Is there truth in the conspiracy theories about who killed Russian Lieutenant General Valery Asapov in Syria?

 I’ve never been a believer in plots but not many months ago, the US air force bombed and killed dozens of Syria’s army defenders in Deir Ezzor

The Russian air force arrived in Syria two years ago this week to save President Bashar al-Assad and his army. They succeeded. The Syrian army held out, albeit at the cost of (then) 56,000 of its soldiers. “We’re not going to have another Afghanistan here,” the Russians told everyone they met in Damascus. But of course, soon they would have forward air observers on the ground to vector their Sukhois onto their targets, de-mining specialists to pull the forests of Isis bombs out of the soil, military police officers to oversee the passage of Islamist fighters out of Syria’s great western cities. And generals to advise – and, last week, to be killed – in Syria.

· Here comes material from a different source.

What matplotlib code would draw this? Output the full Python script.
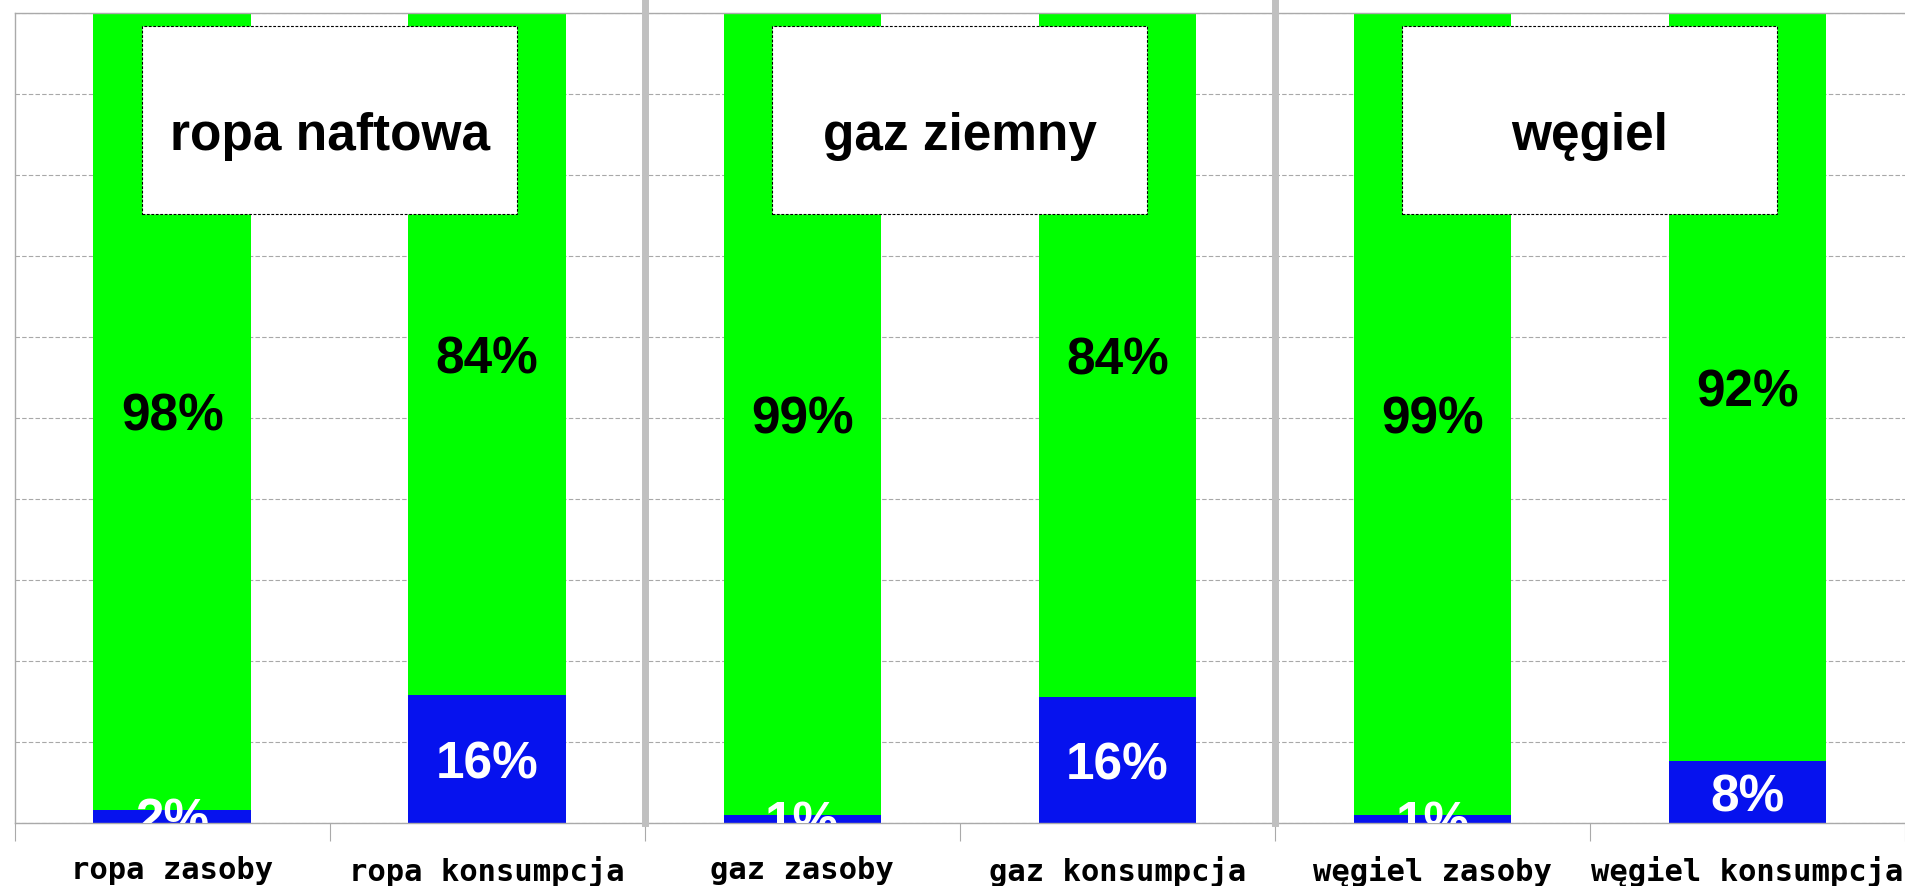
import matplotlib
matplotlib.use("Agg")
import matplotlib.pyplot as plt
from matplotlib.patches import Rectangle
import numpy as np

# ---- data ----
categories = ["ropa zasoby", "ropa konsumpcja", "gaz zasoby", "gaz konsumpcja",
              "węgiel zasoby", "węgiel konsumpcja"]
blue_share = [1.6, 15.8, 1.0, 15.6, 1.0, 7.6]
green_share = [98.4, 84.2, 99.0, 84.4, 99.0, 92.4]
group_titles = ["ropa naftowa", "gaz ziemny", "węgiel"]
y_ticks = [0, 10, 20, 30, 40, 50, 60, 70, 80, 90, 100]

GREEN = "#00FF00"
BLUE = "#0612EE"
GRID = "#A8A8A8"
SPINE = "#AAAAAA"
SEP = "#C0C0C0"

W, H = 1905, 887
fig = plt.figure(figsize=(W / 100, H / 100), dpi=100)
left_px, top_px, bottom_px = 14.6, 14, 824
ax = fig.add_axes([left_px / W, (H - bottom_px) / H, 1 - left_px / W,
                   (bottom_px - top_px) / H])

x = np.arange(len(categories))
ax.bar(x, blue_share, width=0.5, color=BLUE, zorder=2)
ax.bar(x, green_share, width=0.5, bottom=blue_share, color=GREEN, zorder=2)

ax.set_xlim(-0.5, len(categories) - 0.5)
ax.set_ylim(0, 100)

# gridlines
ax.set_yticks(y_ticks)
ax.yaxis.grid(True, color=GRID, linestyle=(0, (4, 2)), linewidth=0.8)
ax.set_axisbelow(True)
ax.tick_params(axis="y", left=False, labelleft=False)

# x axis: labels at centers, tick marks at boundaries
ax.set_xticks(x)
ax.set_xticklabels(categories, family="DejaVu Sans Mono", fontweight="bold",
                   fontsize=22, color="black")
ax.tick_params(axis="x", which="major", length=0, pad=23)
ax.set_xticks(np.arange(-0.5, len(categories)), minor=True)
ax.tick_params(axis="x", which="minor", length=13, width=0.8, color=SPINE)

for side in ["left", "top", "bottom"]:
    ax.spines[side].set_color(SPINE)
    ax.spines[side].set_linewidth(1.0)
ax.spines["right"].set_visible(False)

# thick separators between groups
for b in [1.5, 3.5]:
    ax.axvline(b, ymin=0, ymax=1 + top_px / (bottom_px - top_px), color=SEP,
               linewidth=5, clip_on=False, zorder=5)

# value labels
off = 0.6
for i in range(len(categories)):
    ax.text(x[i], blue_share[i] / 2 - off, f"{blue_share[i]:.0f}%", ha="center",
            va="center", color="white", fontsize=37, fontweight="bold",
            family="Liberation Sans", clip_on=True, zorder=3)
    ax.text(x[i], blue_share[i] + green_share[i] / 2 - off,
            f"{green_share[i]:.0f}%", ha="center", va="center", color="black",
            fontsize=37, fontweight="bold", family="Liberation Sans",
            clip_on=True, zorder=3)

# group title boxes
for g, title in enumerate(group_titles):
    cx = 2 * g + 0.5
    rect = Rectangle((cx - 0.595, 75.2), 1.19, 23.2, facecolor="white",
                     edgecolor="black", linewidth=0.8, linestyle=(0, (2.5, 1.5)),
                     zorder=6)
    ax.add_patch(rect)
    ax.text(cx, 84.9, title, ha="center", va="center", fontsize=37,
            fontweight="bold", family="Liberation Sans", color="black", zorder=7)

fig.savefig("out.png", dpi=100)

The death of Lieutenant General Valery Asapov in the suburbs of Deir Ezzor as he assisted Syrian commanders in their recapture of the city – surrounded by Isis for three years, its civilian population and at least 10,000 Syrian troops resupplied by helicopter – was given little attention in the Western media. The Kurdish assault on Raqqa, with a smattering of Arabs to smother the Kurdish face of the pseudo-“Syrian Democratic Forces” militia and with the help of American air attacks, took first place in the Western Middle East news agenda. But the Russian Defence Ministry took the death of their highest-ranking officer in Syria – along with two Russian colonels – very seriously indeed. They were right. General Asapov was commander of the Russian 5th army in the Far East Russian city of Ussiriysk, not far from Vladivostok.

And how did he die? According to the Russians, he was killed under shellfire from Isis forces outside Deir Ezzor, a remarkable piece of targeting – if, indeed, Isis were working on the trajectories – for a group which usually wastes artillery shells by the hundred in order to hit their enemies. Did they know that he was visiting this particular military position? And if so, who taught them to fire so accurately? Or was this a chance success for a defeated Islamist army?